Study Shows Acoustic Communication Evolved Independently In Land Vertebrate Groups
Animals use acoustic signals to recognize one another, select mates and define territory. But when, how and why did this ability evolve?
A new study in the journal Nature Communications offers some answers.
"The first thing we wanted to know is, what explains which species have acoustic communication and which don't," said co-author John J. Wiens of the University of Arizona Department of Ecology and Evolutionary Biology.
Acoustic communication is widespread in land-welling vertebrates like amphibians, mammals and reptiles.
But how the trait evolved remains unclear.
By relating "family trees" of land-dwelling vertebrates to sound and vocalization data, scientists found acoustic communication evolved independently in birds, frogs, mammals and crocodile-like reptiles called crocodilians around 100–200 million years ago.

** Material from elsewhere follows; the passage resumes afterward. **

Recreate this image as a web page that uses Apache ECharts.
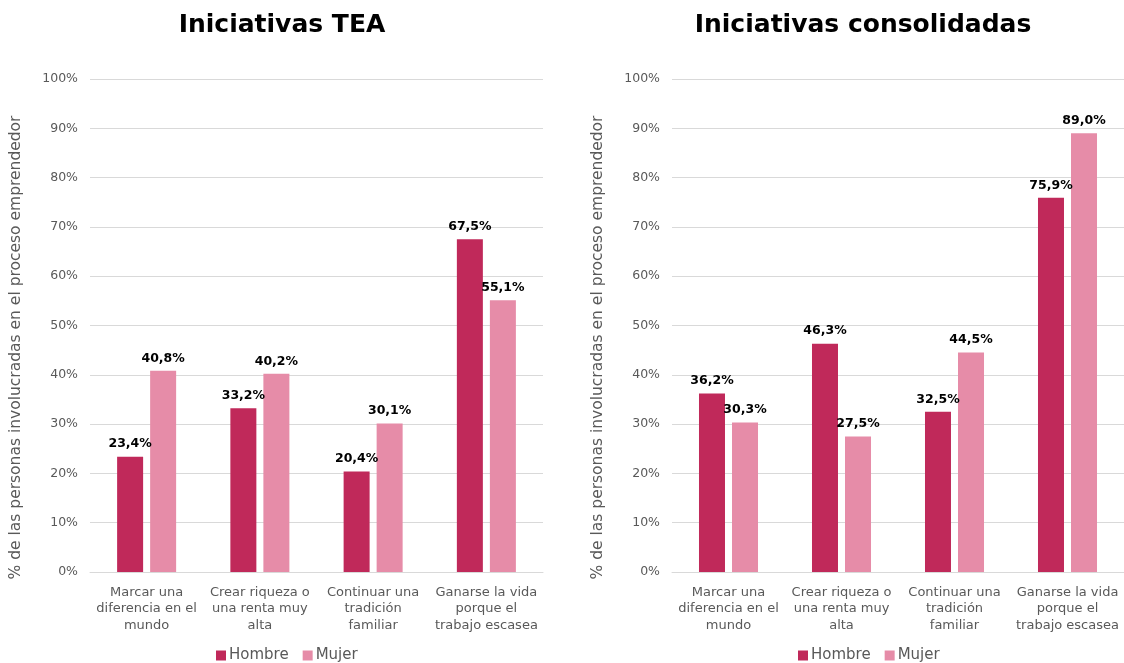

It has tended to persist ever since, although some frogs and nocturnal mammals did subsequently lose the trait.
As expected, the feature developed mainly among nocturnal animals, which have less access to visual cues.
But one surprise did emerge regarding how quickly sound-making species diversify. Although scientists have long studied the role acoustic communications, such as frog calls and bird songs, play in speeding diversification, this study found no such link.
"You might expect that those groups of vertebrates that have acoustic communication would speciate at a faster rate than those that don't. And what was surprising is – they don't; we don't get any kind of pattern like that," Wiens said.
Wiens and co-author Zhuo Chen said this might be because their study did not consider the functions of the sounds in question.
However, their research did support the longstanding idea that environment and ecology strongly influence signal evolution, although the authors did not directly examine such relationships.
Wiens says they next hope to expand their research to include all animals, including insects and fish, and to look at other trait types as well.
"For example, our results suggest that acoustic communication tends to evolve in the dark, so one thing we'd like to know is whether visual signals then tend to evolve more in animals that are active during the day," he said.